Raw records:

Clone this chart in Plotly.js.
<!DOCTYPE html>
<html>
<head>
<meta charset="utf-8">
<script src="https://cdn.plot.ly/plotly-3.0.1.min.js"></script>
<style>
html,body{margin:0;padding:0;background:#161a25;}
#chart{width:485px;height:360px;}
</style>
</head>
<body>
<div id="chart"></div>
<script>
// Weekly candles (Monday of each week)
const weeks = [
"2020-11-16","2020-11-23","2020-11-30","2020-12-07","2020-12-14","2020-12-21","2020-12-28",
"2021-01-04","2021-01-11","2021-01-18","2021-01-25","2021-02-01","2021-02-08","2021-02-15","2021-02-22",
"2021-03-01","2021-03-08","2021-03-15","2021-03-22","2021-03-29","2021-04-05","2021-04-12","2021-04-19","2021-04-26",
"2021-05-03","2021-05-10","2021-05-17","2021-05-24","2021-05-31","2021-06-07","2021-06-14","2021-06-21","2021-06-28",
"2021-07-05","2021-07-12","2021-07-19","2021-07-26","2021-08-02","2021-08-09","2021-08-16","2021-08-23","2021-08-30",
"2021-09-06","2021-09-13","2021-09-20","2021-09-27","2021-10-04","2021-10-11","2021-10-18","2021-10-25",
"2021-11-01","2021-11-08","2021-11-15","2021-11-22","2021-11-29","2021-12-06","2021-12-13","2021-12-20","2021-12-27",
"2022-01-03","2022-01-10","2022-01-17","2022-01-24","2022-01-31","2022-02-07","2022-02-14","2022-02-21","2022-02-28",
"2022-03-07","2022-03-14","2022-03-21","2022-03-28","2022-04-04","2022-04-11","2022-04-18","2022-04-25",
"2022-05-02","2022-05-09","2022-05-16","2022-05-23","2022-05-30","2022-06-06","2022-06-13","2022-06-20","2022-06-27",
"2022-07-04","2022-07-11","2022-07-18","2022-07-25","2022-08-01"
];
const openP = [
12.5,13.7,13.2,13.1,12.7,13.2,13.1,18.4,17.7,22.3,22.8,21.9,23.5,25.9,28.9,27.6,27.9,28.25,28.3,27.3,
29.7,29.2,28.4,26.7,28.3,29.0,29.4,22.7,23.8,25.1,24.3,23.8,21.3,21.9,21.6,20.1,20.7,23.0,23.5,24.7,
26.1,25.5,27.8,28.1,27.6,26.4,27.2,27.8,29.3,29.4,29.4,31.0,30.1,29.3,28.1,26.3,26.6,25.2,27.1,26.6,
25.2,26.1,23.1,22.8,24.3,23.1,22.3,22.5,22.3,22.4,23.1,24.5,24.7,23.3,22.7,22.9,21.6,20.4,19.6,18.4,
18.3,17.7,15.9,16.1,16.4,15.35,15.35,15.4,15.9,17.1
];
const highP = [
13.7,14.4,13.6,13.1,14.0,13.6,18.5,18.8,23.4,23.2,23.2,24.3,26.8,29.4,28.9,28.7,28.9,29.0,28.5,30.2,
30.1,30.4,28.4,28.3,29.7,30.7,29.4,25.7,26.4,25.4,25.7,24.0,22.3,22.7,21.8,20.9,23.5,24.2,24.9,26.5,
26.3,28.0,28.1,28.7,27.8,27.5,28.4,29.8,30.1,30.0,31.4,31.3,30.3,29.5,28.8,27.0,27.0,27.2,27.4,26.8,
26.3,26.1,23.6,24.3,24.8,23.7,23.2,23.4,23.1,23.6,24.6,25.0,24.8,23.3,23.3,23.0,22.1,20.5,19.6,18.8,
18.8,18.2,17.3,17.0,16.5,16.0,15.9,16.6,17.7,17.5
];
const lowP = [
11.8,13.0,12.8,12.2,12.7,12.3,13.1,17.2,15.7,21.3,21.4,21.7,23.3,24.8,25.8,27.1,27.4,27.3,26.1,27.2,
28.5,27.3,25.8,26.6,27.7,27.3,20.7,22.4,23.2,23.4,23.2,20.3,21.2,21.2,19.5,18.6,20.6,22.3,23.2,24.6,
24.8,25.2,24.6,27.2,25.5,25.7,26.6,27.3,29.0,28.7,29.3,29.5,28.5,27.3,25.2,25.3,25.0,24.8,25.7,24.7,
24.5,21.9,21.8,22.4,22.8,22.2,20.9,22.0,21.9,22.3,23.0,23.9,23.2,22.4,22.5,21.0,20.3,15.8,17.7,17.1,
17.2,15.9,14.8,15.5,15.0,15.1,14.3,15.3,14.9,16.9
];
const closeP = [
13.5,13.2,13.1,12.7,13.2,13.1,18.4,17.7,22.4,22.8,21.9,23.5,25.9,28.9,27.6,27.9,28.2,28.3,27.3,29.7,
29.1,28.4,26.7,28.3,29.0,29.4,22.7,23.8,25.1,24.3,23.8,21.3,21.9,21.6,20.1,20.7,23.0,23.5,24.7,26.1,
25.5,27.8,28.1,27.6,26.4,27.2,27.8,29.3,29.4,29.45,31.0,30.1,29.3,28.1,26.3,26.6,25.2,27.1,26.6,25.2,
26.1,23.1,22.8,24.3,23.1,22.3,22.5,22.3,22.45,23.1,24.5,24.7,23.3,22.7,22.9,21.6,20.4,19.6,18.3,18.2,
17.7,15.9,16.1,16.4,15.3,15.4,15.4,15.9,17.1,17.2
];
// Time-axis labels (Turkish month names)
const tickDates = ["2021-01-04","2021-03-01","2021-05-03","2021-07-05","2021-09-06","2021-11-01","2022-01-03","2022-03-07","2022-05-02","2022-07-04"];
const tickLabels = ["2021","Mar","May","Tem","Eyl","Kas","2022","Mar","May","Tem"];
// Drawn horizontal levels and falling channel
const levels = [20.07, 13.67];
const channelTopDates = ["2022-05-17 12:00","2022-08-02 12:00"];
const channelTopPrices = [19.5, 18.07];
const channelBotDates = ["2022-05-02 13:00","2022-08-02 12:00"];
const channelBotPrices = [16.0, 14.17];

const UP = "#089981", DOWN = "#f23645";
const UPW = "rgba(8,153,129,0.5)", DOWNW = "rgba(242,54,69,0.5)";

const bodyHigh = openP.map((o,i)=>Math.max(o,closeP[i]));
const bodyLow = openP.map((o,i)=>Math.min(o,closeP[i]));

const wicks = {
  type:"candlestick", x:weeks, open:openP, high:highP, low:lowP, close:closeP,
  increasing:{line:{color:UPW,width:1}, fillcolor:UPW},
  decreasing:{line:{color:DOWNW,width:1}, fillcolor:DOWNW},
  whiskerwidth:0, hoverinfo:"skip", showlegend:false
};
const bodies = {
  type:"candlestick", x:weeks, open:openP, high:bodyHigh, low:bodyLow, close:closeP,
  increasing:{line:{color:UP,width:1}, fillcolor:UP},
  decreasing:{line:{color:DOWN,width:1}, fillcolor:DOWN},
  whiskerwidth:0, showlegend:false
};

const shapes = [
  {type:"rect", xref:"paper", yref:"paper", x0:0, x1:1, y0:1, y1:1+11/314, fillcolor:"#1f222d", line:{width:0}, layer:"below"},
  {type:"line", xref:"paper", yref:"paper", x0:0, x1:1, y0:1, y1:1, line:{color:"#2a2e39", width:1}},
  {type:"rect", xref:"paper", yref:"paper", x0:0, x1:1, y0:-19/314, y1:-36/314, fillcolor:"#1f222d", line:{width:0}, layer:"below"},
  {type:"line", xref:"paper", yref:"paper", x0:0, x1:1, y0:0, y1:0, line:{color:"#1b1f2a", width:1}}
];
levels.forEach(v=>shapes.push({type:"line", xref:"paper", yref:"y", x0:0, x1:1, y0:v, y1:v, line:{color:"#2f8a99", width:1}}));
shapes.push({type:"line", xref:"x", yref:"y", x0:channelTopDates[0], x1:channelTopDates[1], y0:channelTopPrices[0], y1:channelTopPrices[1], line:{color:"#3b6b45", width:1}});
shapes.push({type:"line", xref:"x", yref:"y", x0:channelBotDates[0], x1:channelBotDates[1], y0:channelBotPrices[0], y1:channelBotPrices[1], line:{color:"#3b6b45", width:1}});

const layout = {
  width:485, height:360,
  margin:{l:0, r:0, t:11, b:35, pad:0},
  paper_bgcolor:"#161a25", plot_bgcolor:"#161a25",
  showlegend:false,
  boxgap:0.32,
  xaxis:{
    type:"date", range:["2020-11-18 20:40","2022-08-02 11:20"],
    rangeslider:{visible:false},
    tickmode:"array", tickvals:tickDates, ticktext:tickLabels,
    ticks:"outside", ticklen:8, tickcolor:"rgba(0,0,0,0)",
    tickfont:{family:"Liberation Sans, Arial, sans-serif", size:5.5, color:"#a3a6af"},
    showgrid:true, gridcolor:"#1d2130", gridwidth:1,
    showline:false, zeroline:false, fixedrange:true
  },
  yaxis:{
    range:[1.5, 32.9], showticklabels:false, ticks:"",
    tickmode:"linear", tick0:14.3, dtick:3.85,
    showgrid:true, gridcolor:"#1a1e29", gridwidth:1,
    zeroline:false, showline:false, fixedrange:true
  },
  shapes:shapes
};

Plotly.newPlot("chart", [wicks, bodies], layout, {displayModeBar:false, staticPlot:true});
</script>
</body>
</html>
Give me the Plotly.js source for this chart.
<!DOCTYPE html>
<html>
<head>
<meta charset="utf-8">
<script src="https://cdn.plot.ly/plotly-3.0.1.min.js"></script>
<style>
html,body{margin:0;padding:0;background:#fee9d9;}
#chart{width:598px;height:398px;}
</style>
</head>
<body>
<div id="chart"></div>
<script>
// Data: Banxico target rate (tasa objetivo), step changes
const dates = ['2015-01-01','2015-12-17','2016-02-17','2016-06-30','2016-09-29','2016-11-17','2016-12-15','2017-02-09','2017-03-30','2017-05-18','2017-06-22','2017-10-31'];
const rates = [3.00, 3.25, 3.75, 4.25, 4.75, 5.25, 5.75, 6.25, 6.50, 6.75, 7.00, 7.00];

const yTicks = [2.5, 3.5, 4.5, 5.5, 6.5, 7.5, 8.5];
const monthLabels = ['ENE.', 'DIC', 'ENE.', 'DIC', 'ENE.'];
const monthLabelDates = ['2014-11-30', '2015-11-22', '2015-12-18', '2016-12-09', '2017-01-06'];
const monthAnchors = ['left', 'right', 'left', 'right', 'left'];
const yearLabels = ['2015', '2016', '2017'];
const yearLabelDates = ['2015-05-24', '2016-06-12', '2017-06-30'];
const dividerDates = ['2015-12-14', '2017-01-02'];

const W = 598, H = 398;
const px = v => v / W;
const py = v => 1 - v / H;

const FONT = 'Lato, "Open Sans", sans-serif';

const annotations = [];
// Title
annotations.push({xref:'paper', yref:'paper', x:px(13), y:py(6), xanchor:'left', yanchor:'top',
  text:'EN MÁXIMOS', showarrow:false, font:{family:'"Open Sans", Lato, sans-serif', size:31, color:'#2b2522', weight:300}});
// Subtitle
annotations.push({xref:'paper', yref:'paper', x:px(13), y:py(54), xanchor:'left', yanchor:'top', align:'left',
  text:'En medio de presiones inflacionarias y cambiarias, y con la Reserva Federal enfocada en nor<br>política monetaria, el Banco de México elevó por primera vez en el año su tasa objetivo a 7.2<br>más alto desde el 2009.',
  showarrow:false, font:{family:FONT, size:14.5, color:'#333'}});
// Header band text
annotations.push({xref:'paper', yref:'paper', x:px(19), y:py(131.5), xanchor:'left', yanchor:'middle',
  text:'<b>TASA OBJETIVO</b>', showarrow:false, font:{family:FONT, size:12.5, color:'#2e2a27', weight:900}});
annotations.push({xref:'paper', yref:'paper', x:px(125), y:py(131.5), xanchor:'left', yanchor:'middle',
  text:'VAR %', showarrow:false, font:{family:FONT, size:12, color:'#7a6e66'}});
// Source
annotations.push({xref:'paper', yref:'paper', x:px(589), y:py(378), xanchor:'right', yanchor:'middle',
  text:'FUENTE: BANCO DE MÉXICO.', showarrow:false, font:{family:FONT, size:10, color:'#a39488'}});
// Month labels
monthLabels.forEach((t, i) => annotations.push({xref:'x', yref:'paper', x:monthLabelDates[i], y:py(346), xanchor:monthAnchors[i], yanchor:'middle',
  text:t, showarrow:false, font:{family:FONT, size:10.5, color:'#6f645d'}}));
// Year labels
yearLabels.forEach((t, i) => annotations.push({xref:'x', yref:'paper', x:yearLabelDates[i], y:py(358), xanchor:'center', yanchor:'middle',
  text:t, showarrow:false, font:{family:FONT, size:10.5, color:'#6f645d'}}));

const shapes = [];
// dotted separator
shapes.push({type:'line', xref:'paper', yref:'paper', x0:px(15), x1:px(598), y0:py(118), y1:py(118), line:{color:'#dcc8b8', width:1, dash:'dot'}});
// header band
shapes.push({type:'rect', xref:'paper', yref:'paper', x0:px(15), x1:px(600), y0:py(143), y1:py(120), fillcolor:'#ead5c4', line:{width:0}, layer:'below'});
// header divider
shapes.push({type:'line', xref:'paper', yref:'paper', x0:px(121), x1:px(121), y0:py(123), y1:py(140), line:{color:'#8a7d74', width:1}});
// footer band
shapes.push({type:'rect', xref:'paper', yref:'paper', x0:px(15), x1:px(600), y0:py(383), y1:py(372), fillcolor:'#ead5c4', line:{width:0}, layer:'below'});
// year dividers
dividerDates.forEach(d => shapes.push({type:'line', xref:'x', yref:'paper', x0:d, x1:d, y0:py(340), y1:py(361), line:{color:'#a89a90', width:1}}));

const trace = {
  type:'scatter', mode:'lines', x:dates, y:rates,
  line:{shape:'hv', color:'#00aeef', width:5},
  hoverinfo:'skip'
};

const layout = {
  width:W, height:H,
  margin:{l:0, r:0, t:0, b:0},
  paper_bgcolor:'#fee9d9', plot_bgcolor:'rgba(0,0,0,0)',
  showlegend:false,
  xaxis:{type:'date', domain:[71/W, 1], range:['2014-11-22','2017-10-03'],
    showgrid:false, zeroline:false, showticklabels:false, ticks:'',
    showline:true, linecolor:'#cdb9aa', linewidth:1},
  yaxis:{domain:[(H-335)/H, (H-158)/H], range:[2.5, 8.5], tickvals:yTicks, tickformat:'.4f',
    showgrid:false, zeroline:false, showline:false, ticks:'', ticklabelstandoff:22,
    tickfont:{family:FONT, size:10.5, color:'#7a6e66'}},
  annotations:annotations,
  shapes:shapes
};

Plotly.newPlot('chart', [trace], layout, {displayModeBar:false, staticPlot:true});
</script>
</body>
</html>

What is needed: From the records above, retype only the lines starting at the line that contains "Give me the Plotly.js source for this chart." and ending at the line that contains "6.75, 7.00, 7.00];", both included.

Solution below:
Give me the Plotly.js source for this chart.
<!DOCTYPE html>
<html>
<head>
<meta charset="utf-8">
<script src="https://cdn.plot.ly/plotly-3.0.1.min.js"></script>
<style>
html,body{margin:0;padding:0;background:#fee9d9;}
#chart{width:598px;height:398px;}
</style>
</head>
<body>
<div id="chart"></div>
<script>
// Data: Banxico target rate (tasa objetivo), step changes
const dates = ['2015-01-01','2015-12-17','2016-02-17','2016-06-30','2016-09-29','2016-11-17','2016-12-15','2017-02-09','2017-03-30','2017-05-18','2017-06-22','2017-10-31'];
const rates = [3.00, 3.25, 3.75, 4.25, 4.75, 5.25, 5.75, 6.25, 6.50, 6.75, 7.00, 7.00];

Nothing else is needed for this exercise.